RBC Health Clinical Assessment


Dr Elna Saah leads a discussion on clinical and laboratory measures that can be utilized to determine RBC health.

Biree Andemariam, MD: We’ve learned about the biochemistry. We’ve learned about the effects on the ability of the red cell to circulate. Elna, let’s talk a little more about taking this back to the clinics. Are there any lab tests or clinical parameters that you would use to measure or assess red blood cell health? How do we take what we know—biochemically, morphologically, and rheologically—and apply it to how we assess normal red blood cell health in our patients?

Elna Saah, MD: Some of them have not made their way to standard clinical practice. However, if you start from your routine CBC [complete blood count], there are things the machines can measure: red blood cell density, mean corpuscular hemoglobin concentration. How dense is the red blood cell? We have methods to translate that, looking at the red cell deformability and the elongation index. You can put the red blood celsl in hypoxic chambers, trace them to hypoxia, and see what happens. You measure the elongation index, and you can measure the viscosity with viscosity machines. The … is 1 of them that also gives you that change in the rheology. Translating the rheological measurements from the bedside to the patient gives us an idea of how deformable red blood cells are under stressful conditions.

Biree Andemariam, MD: Let’s talk about that a little more, Nirmish and Matt. We talked about sickling, deformability, hydration, and adhesion—we haven’t talked about adhesion. Let’s talk a little more about these terms, which are somewhat new. In our thinking, when we think about individuals with sickle cell disease, some are newer than others.

Nirmish Shah, MD: I’ll kick things off, Matt, and then you can add. The first thing is that [concerning what] Elna brought up, what we don’t do very well is all these other measurements that you’re talking about—the point of sickling, adhesion, hydration, deformability.

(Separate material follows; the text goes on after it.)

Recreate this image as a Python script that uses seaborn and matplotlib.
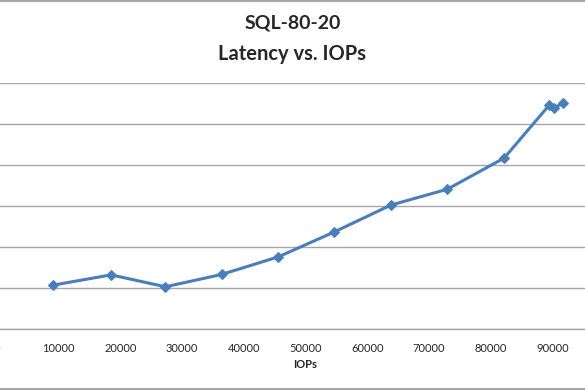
"""
SQL-80-20 latency vs IOPs
"""

from matplotlib import pyplot as plt
from matplotlib.lines import Line2D
import seaborn as sns

iops = [9100, 18500, 27300, 36400, 45600, 54700, 63800, 73000, 82200, 89500, 90200, 91800]
latency = [1.07, 1.32, 1.03, 1.33, 1.76, 2.37, 3.02, 3.41, 4.17, 5.46, 5.38, 5.52]
x_ticks = list(range(0, 90001, 10000))
y_ticks = [0, 1, 2, 3, 4, 5, 6]

LINE = "#4A7EBB"
GRID = "#A6A6A6"

sns.set_theme(style="white")
plt.rcParams["font.family"] = ["Lato", "DejaVu Sans"]

W, H = 585, 390
fig = plt.figure(figsize=(W / 100, H / 100), dpi=100)
# plot area is partly cut off on the left/right like the reference crop
ax = fig.add_axes([-3 / W, (H - 329) / H, 617 / W, (329 - 83) / H])

sns.lineplot(
    x=iops, y=latency, ax=ax, color=LINE, linewidth=2.2,
    marker="D", markersize=5.5, markeredgecolor=LINE, markerfacecolor=LINE,
    zorder=3,
)

ax.set_xlim(0, 100000)
ax.set_ylim(0, 6)
ax.set_xticks(x_ticks)
ax.set_xticklabels([str(v) for v in x_ticks], fontsize=8, color="#262626")
ax.set_yticks(y_ticks)
ax.tick_params(axis="y", left=False, labelleft=False)
ax.tick_params(axis="x", direction="out", length=4, width=0.8, color=GRID, pad=6)
ax.yaxis.grid(True, color=GRID, linewidth=1)
ax.xaxis.grid(False)
for side in ["top", "right", "left"]:
    ax.spines[side].set_visible(False)
ax.spines["bottom"].set_color(GRID)
ax.spines["bottom"].set_linewidth(1)
ax.set_xlabel("IOPs", fontsize=8, fontweight="bold", labelpad=4)
ax.set_ylabel("")

fig.text(0.5, 1 - 23 / H, "SQL-80-20", ha="center", va="center",
         fontsize=14, fontweight="bold")
fig.text(0.5, 1 - 54 / H, "Latency vs. IOPs", ha="center", va="center",
         fontsize=14.5, fontweight="bold")

# chart border lines (top and bottom visible in the crop)
fig.add_artist(Line2D([0, 1], [1 - 0.5 / H, 1 - 0.5 / H], color=GRID, linewidth=1.5))
fig.add_artist(Line2D([0, 1], [1.5 / H, 1.5 / H], color=GRID, linewidth=1.5))

fig.savefig("out.png", dpi=100)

We don’t do that as a standard of care. To start, we should make sure patients understand what this all means. We absolutely have these conversations with patients about their hemoglobin levels. If it hasn’t gone up, has it gone down? What’s the size of their cells? What’s the red tick count? What’s their LDH [lactate dehydrogenase]? How much hemolysis is going on? That’s been in the context of hydroxyurea, which is widely accepted as a standard of care.

Now, we’re starting to change the conversation: if red cell health is also important, what other measurements can we do to also help a patient and help us understand how well that patient is doing or potentially can do? The efforts are there to try and understand that, but we need to translate that to patients as well. Not all red blood cells are the same in a patient. Instead of focusing on the percent S in a patient—for example, 90% or 80%—we also need to find measurements that say, “How much of your red blood cells are sickling? How many of your cells are healthier?” We’re starting to move to that. I don’t think patients have a great understanding of this. The medical community doesn’t have a great understanding of what the context of this means. I’m excited that we’re starting to learn more about it and get the data. But that’s where we’re moving. Hopefully, we get more information to leverage that data to talk to our patients.

Mathew M. Heeney, MD: I agree with Elna and Nirmish. A lot of what these new tools are showing us are things we have thought about esoterically but haven’t been able to objectively show. The hope is that these new tools provide reliable, nonvariable, and more widely available information regarding the red blood cell. In membrane disorders, we have blunt tools [to measure] the hemoglobin concentration within the cells. But we don’t have good ways of understanding how pliable they are and how radiologically favorable they are. That’s where these tools may be able to give us more insight, particularly in measuring variability between phenotypes of certain patients and also response to potential therapeutics as we move down these pathways. It’s an exciting time. But we need to show that these are validated tools and becoming widely available. How we integrate these into our clinical decision-making will be a big challenge.